Frequently Asked Questions

What is the primary law governing KEK regulations in Indonesia?

The base statute is UU No. 39 Tahun 2009 tentang Kawasan Ekonomi Khusus, most recently amended by UU No. 6 Tahun 2023 (which enacted Perppu 2/2022, the corrected Cipta Kerja Omnibus Law, as permanent statute). The central implementing regulation is PP No. 40 Tahun 2021, which governs zone operations, the Administrator KEK mandate, and the fiscal and non-fiscal incentive framework.

What does PP 40/2021 actually require an investor to do?

PP 40/2021 (Penyelenggaraan KEK) does not impose obligations on investors directly — it governs the BUPP (developer-manager) and Administrator KEK. Its practical importance for investors is: Article 32 makes the Administrator the single point for all licensing; Article 83 authorises the fiscal facilities that PMK 237/2020 jo 33/2021 then details; and the evaluation and revocation framework sets the performance accountability structure that a zone’s BUPP must meet. Investors need to understand the evaluation framework because unmet BUPP obligations can, in theory, affect zone status.

How did the Omnibus Law / Cipta Kerja change KEK regulations?

The Cipta Kerja amendments (UU 11/2020, corrected via Perppu 2/2022 and enacted as UU 6/2023) made four material changes to the KEK framework: they simplified the zone-establishment process; mandated OSS-RBA as the licensing entry point; cut the minimum paid-up capital for PT PMA from IDR 10 billion to IDR 2.5 billion in practice (with a IDR 10 billion investment plan threshold per KBLI that remains); and strengthened the no-negative-list principle inside KEK so that sectors closed to foreign investment outside the zone can be open inside it, subject to Administrator KEK approval.

What is the Dewan Nasional KEK and how does it affect investors?

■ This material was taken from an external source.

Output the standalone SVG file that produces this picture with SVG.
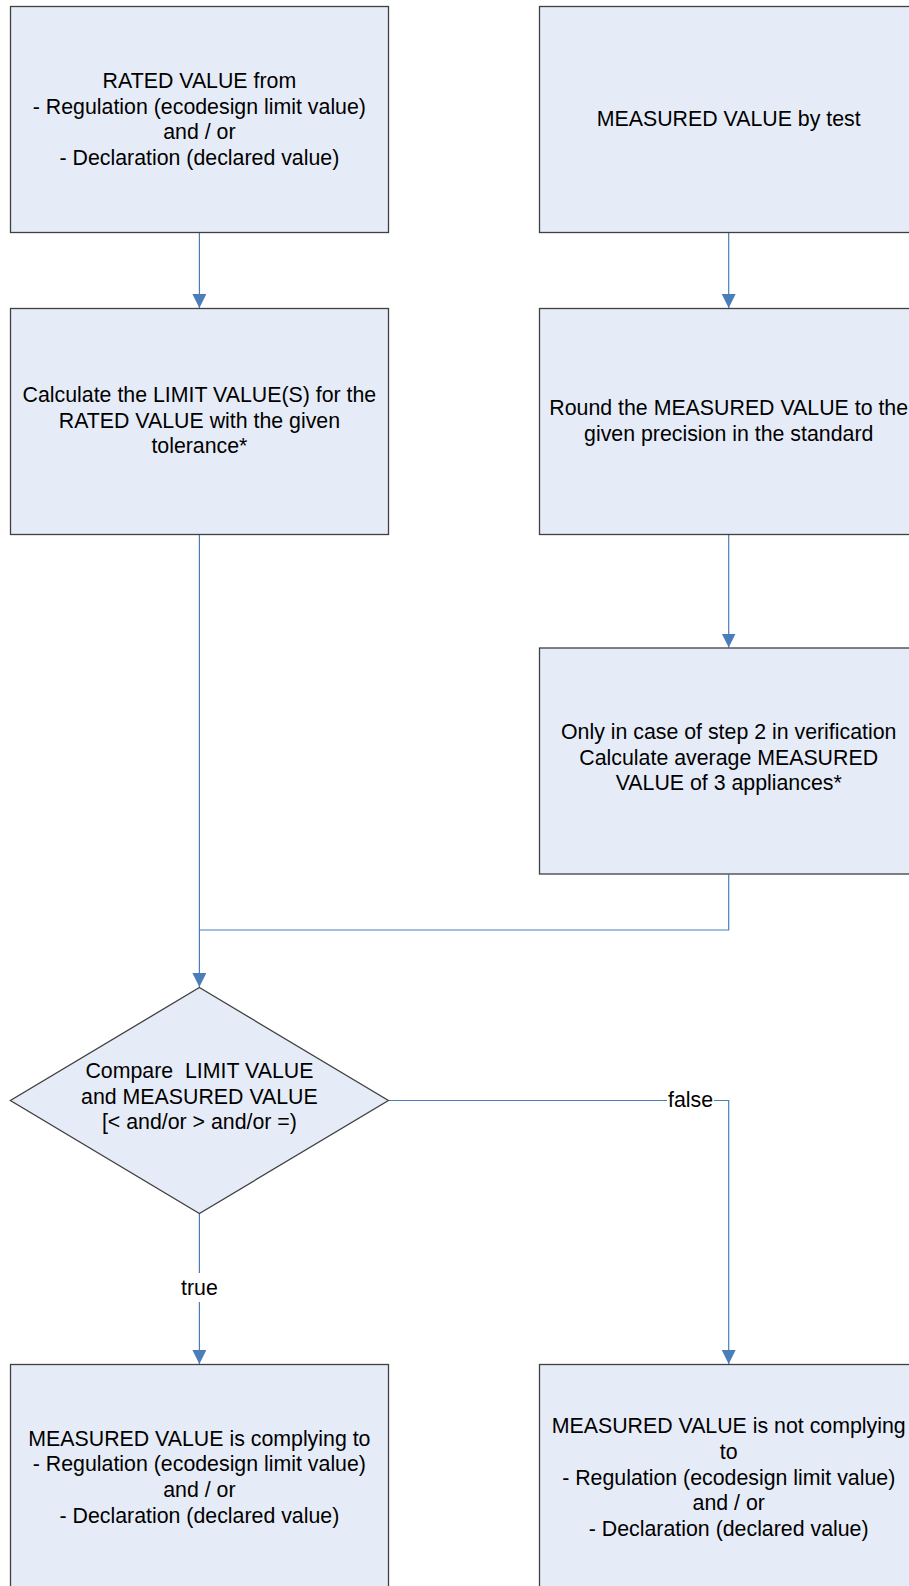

The Dewan Nasional KEK (National KEK Council) is chaired by the Coordinating Minister for Economic Affairs. It approves new zone proposals, monitors performance against targets, and can recommend zone revocation to the President under PP 40/2021. For investors, the Council’s evaluation role matters in two ways: it validates that an operating KEK has met its establishment obligations (reducing risk of zone-status disruption), and its periodic performance reviews create accountability pressure on the BUPP to deliver infrastructure and services. Both Bali zones — Sanur and Kura Kura — are under this evaluation cycle.

Does the PP 41/2022 or PP 23/2023 guarantee the incentives, or do investors need to apply separately?

The zone-designation PPs confirm legal KEK status and zone boundaries; they do not automatically confer fiscal incentives on individual investors. Each investor-entity (pelaku usaha) must separately apply for tax-holiday or tax-allowance facilities via OSS, and that application must be filed before commercial operations commence. Customs facilities require separate registration. The PMK 237/2020 jo 33/2021 framework governs the application process and conditions. Failing to apply in the correct sequence — or beginning commercial activity before approval — can result in losing eligibility for part or all of the incentive period.